* [Information shown]:
____________________
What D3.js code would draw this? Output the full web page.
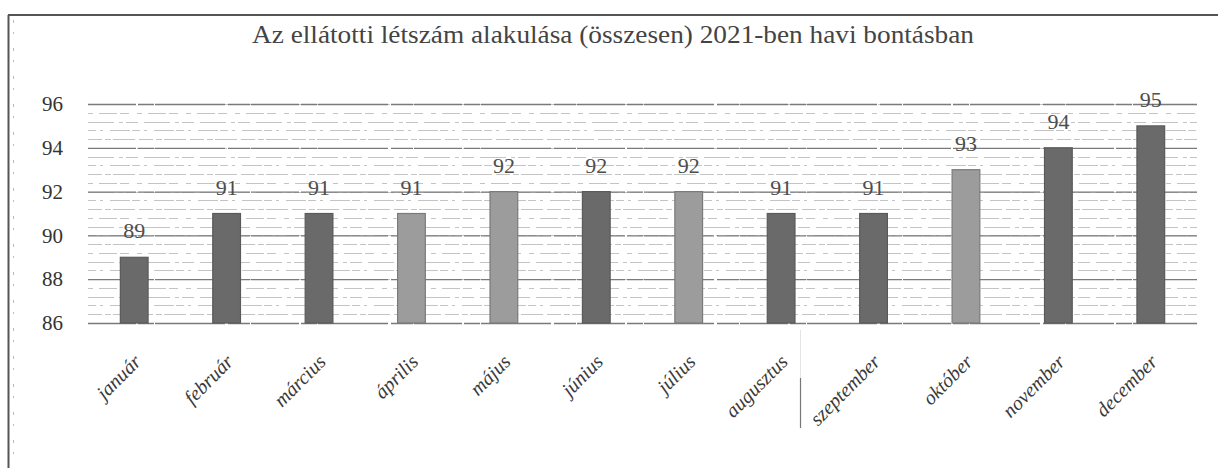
<!DOCTYPE html>
<html>
<head>
<meta charset="utf-8">
<script src="https://cdn.jsdelivr.net/npm/d3@7"></script>
<style>
  html, body { margin: 0; padding: 0; background: #fff; }
  svg { display: block; }
  svg text { font-family: "Liberation Serif", "DejaVu Serif", serif !important; }
</style>
</head>
<body>
<svg id="chart" width="1218" height="468"></svg>
<script>
// Monthly headcount of clients, 2021
const months = ["január", "február", "március", "április", "május", "június",
                "július", "augusztus", "szeptember", "október", "november", "december"];
const headcount = [89, 91, 91, 91, 92, 92, 92, 91, 91, 93, 94, 95];
// months drawn with the lighter fill
const lightMonths = ["április", "május", "július", "október"];
const yTicks = [86, 88, 90, 92, 94, 96];
const title = "Az ellátotti létszám alakulása (összesen) 2021-ben havi bontásban";

const svg = d3.select("#chart");
const W = 1218, H = 468;
const plot = { left: 88, right: 1197, top: 104, bottom: 323 };

const x = d3.scaleBand().domain(months)
  .range([plot.left, plot.right])
  .paddingInner(0.7).paddingOuter(0.35);
const y = d3.scaleLinear().domain([86, 96]).range([plot.bottom, plot.top]);

// chart frame (top and left edges)
svg.append("line").attr("x1", 8).attr("x2", W).attr("y1", 15).attr("y2", 15)
  .attr("stroke", "#555").attr("stroke-width", 2);
svg.append("line").attr("x1", 8.5).attr("x2", 8.5).attr("y1", 15).attr("y2", H)
  .attr("stroke", "#555").attr("stroke-width", 2);
svg.append("line").attr("x1", 13.5).attr("x2", 13.5).attr("y1", 20).attr("y2", H)
  .attr("stroke", "#bbb").attr("stroke-width", 1).attr("stroke-dasharray", "3 9 2 14");

// title
svg.append("text")
  .attr("x", 613).attr("y", 43)
  .attr("text-anchor", "middle")
  .attr("font-size", 25)
  .attr("fill", "#444")
  .attr("textLength", 722).attr("lengthAdjust", "spacingAndGlyphs")
  .text(title);

// hatched plot-area fill: fine dashed horizontal rules
const fine = d3.range(plot.top, plot.bottom, (plot.bottom - plot.top) / 25);
const dashSets = ["14 3 6 2 22 4", "5 6 18 3 9 8", "26 5 4 3 12 6", "8 4 3 7 20 2"];
svg.append("g").selectAll("line").data(fine).join("line")
  .attr("x1", plot.left).attr("x2", plot.right)
  .attr("y1", d => Math.round(d) + 0.5).attr("y2", d => Math.round(d) + 0.5)
  .attr("stroke", "#c4c4c4").attr("stroke-width", 1)
  .attr("stroke-dasharray", (d, i) => dashSets[i % dashSets.length]);

// major gridlines
const grid = d3.axisLeft(y).tickValues(yTicks).tickSize(-(plot.right - plot.left)).tickFormat("");
const gg = svg.append("g").attr("transform", `translate(${plot.left},0)`).call(grid);
gg.select(".domain").remove();
gg.selectAll(".tick line")
  .attr("stroke", "#7a7a7a").attr("stroke-width", 1.3)
  .attr("stroke-dasharray", "48 2 16 1 70 3 22 1");

// y axis labels
const yAxis = d3.axisLeft(y).tickValues(yTicks).tickSize(0).tickPadding(25);
const ya = svg.append("g").attr("transform", `translate(${plot.left},0)`).call(yAxis);
ya.select(".domain").remove();
ya.selectAll(".tick text")
  .attr("font-size", 21).attr("fill", "#333");

// bars
svg.append("g").selectAll("rect").data(months).join("rect")
  .attr("x", d => x(d))
  .attr("width", x.bandwidth())
  .attr("y", (d, i) => y(headcount[i]))
  .attr("height", (d, i) => y(86) - y(headcount[i]))
  .attr("fill", d => lightMonths.includes(d) ? "#9c9c9c" : "#6a6a6a")
  .attr("stroke", d => lightMonths.includes(d) ? "#7a7a7a" : "#5a5a5a")
  .attr("stroke-width", 1.2);

// value labels
svg.append("g").selectAll("text").data(months).join("text")
  .attr("x", d => x(d) + x.bandwidth() / 2)
  .attr("y", (d, i) => y(headcount[i]) - 19)
  .attr("text-anchor", "middle")
  .attr("font-size", 22)
  .attr("fill", "#4d4d4d")
  .text((d, i) => headcount[i]);

// rotated month labels
svg.append("g").selectAll("text").data(months).join("text")
  .attr("transform", d => `translate(${x(d) + x.bandwidth() / 2 + 8},363) rotate(-45)`)
  .attr("text-anchor", "end")
  .attr("font-size", 20)
  .attr("font-style", "italic")
  .attr("fill", "#3a3a3a")
  .text(d => d);

// faint paper fold
svg.append("line").attr("x1", 800.5).attr("x2", 800.5).attr("y1", 330).attr("y2", 378)
  .attr("stroke", "#e4e4e4").attr("stroke-width", 1);
svg.append("line").attr("x1", 800.5).attr("x2", 800.5).attr("y1", 378).attr("y2", 428)
  .attr("stroke", "#777").attr("stroke-width", 1.2);
</script>
</body>
</html>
____________________
* [Written problem]: Reproduce the full material exactly, excluding the pictures.

* [Worked answer]:
What D3.js code would draw this? Output the full web page.
<!DOCTYPE html>
<html>
<head>
<meta charset="utf-8">
<script src="https://cdn.jsdelivr.net/npm/d3@7"></script>
<style>
  html, body { margin: 0; padding: 0; background: #fff; }
  svg { display: block; }
  svg text { font-family: "Liberation Serif", "DejaVu Serif", serif !important; }
</style>
</head>
<body>
<svg id="chart" width="1218" height="468"></svg>
<script>
// Monthly headcount of clients, 2021
const months = ["január", "február", "március", "április", "május", "június",
                "július", "augusztus", "szeptember", "október", "november", "december"];
const headcount = [89, 91, 91, 91, 92, 92, 92, 91, 91, 93, 94, 95];
// months drawn with the lighter fill
const lightMonths = ["április", "május", "július", "október"];
const yTicks = [86, 88, 90, 92, 94, 96];
const title = "Az ellátotti létszám alakulása (összesen) 2021-ben havi bontásban";

const svg = d3.select("#chart");
const W = 1218, H = 468;
const plot = { left: 88, right: 1197, top: 104, bottom: 323 };

const x = d3.scaleBand().domain(months)
  .range([plot.left, plot.right])
  .paddingInner(0.7).paddingOuter(0.35);
const y = d3.scaleLinear().domain([86, 96]).range([plot.bottom, plot.top]);

// chart frame (top and left edges)
svg.append("line").attr("x1", 8).attr("x2", W).attr("y1", 15).attr("y2", 15)
  .attr("stroke", "#555").attr("stroke-width", 2);
svg.append("line").attr("x1", 8.5).attr("x2", 8.5).attr("y1", 15).attr("y2", H)
  .attr("stroke", "#555").attr("stroke-width", 2);
svg.append("line").attr("x1", 13.5).attr("x2", 13.5).attr("y1", 20).attr("y2", H)
  .attr("stroke", "#bbb").attr("stroke-width", 1).attr("stroke-dasharray", "3 9 2 14");

// title
svg.append("text")
  .attr("x", 613).attr("y", 43)
  .attr("text-anchor", "middle")
  .attr("font-size", 25)
  .attr("fill", "#444")
  .attr("textLength", 722).attr("lengthAdjust", "spacingAndGlyphs")
  .text(title);

// hatched plot-area fill: fine dashed horizontal rules
const fine = d3.range(plot.top, plot.bottom, (plot.bottom - plot.top) / 25);
const dashSets = ["14 3 6 2 22 4", "5 6 18 3 9 8", "26 5 4 3 12 6", "8 4 3 7 20 2"];
svg.append("g").selectAll("line").data(fine).join("line")
  .attr("x1", plot.left).attr("x2", plot.right)
  .attr("y1", d => Math.round(d) + 0.5).attr("y2", d => Math.round(d) + 0.5)
  .attr("stroke", "#c4c4c4").attr("stroke-width", 1)
  .attr("stroke-dasharray", (d, i) => dashSets[i % dashSets.length]);

// major gridlines
const grid = d3.axisLeft(y).tickValues(yTicks).tickSize(-(plot.right - plot.left)).tickFormat("");
const gg = svg.append("g").attr("transform", `translate(${plot.left},0)`).call(grid);
gg.select(".domain").remove();
gg.selectAll(".tick line")
  .attr("stroke", "#7a7a7a").attr("stroke-width", 1.3)
  .attr("stroke-dasharray", "48 2 16 1 70 3 22 1");

// y axis labels
const yAxis = d3.axisLeft(y).tickValues(yTicks).tickSize(0).tickPadding(25);
const ya = svg.append("g").attr("transform", `translate(${plot.left},0)`).call(yAxis);
ya.select(".domain").remove();
ya.selectAll(".tick text")
  .attr("font-size", 21).attr("fill", "#333");

// bars
svg.append("g").selectAll("rect").data(months).join("rect")
  .attr("x", d => x(d))
  .attr("width", x.bandwidth())
  .attr("y", (d, i) => y(headcount[i]))
  .attr("height", (d, i) => y(86) - y(headcount[i]))
  .attr("fill", d => lightMonths.includes(d) ? "#9c9c9c" : "#6a6a6a")
  .attr("stroke", d => lightMonths.includes(d) ? "#7a7a7a" : "#5a5a5a")
  .attr("stroke-width", 1.2);

// value labels
svg.append("g").selectAll("text").data(months).join("text")
  .attr("x", d => x(d) + x.bandwidth() / 2)
  .attr("y", (d, i) => y(headcount[i]) - 19)
  .attr("text-anchor", "middle")
  .attr("font-size", 22)
  .attr("fill", "#4d4d4d")
  .text((d, i) => headcount[i]);

// rotated month labels
svg.append("g").selectAll("text").data(months).join("text")
  .attr("transform", d => `translate(${x(d) + x.bandwidth() / 2 + 8},363) rotate(-45)`)
  .attr("text-anchor", "end")
  .attr("font-size", 20)
  .attr("font-style", "italic")
  .attr("fill", "#3a3a3a")
  .text(d => d);

// faint paper fold
svg.append("line").attr("x1", 800.5).attr("x2", 800.5).attr("y1", 330).attr("y2", 378)
  .attr("stroke", "#e4e4e4").attr("stroke-width", 1);
svg.append("line").attr("x1", 800.5).attr("x2", 800.5).attr("y1", 378).attr("y2", 428)
  .attr("stroke", "#777").attr("stroke-width", 1.2);
</script>
</body>
</html>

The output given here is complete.